Republican Rep.-elect Dan Crenshaw said Monday that he had appeared on “Saturday Night Live” on Saturday in order to “start on a path … out of that conflict that we’re always seeing” in political discourse.
Crenshaw appeared on the show to accept an apology from comedian Pete Davidson, who had made fun of Crenshaw’s missing eye — lost on his third tour in Afghanistan, where he served as a Navy SEAL — on the show earlier this month, prompting national backlash.
“We could have lashed out, right. We could have given in to the outrage culture as we’ve all come to know it. But it’s not who I am,” Crenshaw told CNN’s Anderson Cooper on “Full Circle,” which airs on Facebook Live.
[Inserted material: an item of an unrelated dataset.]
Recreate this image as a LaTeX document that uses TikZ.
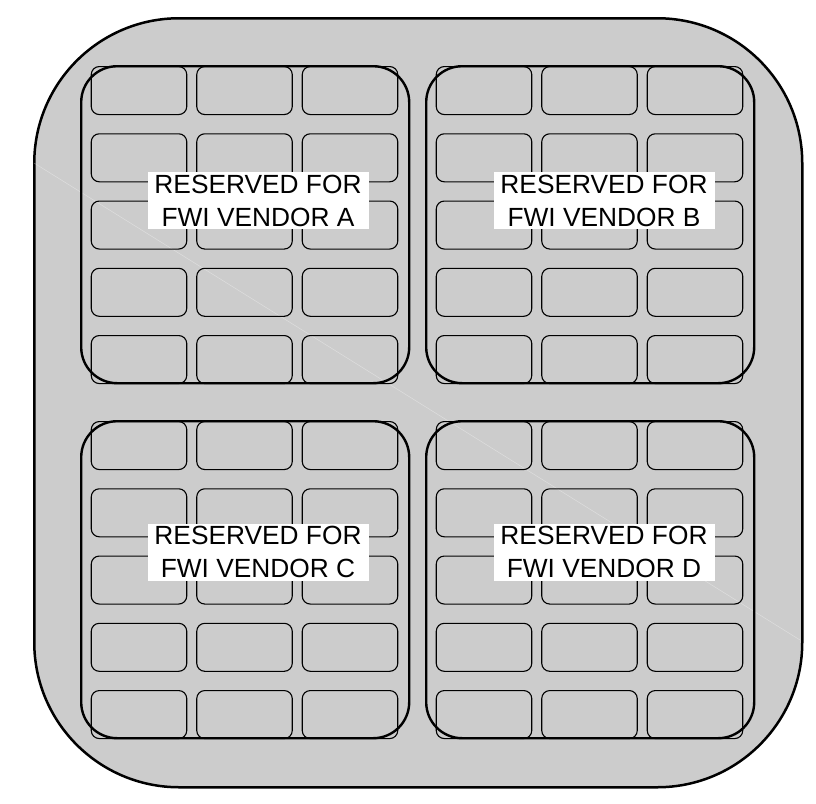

“Like I say, I’ve been shot at, I’ve been blown up. It didn’t outrage me. I don’t see why I would start getting outraged now.”
The Texas Republican said that while he had been justified in voicing his disagreement with Davidson, his main goal was to overcome the rhetoric.
“Let’s allow ourselves to then move past it,” he told Cooper. “And that’s what we wanted to do — try and be part of the solution, not be part of the problem in this back and forth that we constantly see … whether it’s comedic discourse, political discourse.”
“Unfortunately, those two things have become intertwined, maybe too much,” he added. “But let’s start on a path out of that … conflict that we’re always seeing.”
In addition to cracking some of his own jokes on the show, Crenshaw urged Americans to learn from Davidson and him burying the hatchet.
“There’s a lot of lessons to learn here,” he told viewers Saturday night. “Not just that the left and right can still agree on some things. But also, this: Americans can forgive one another.”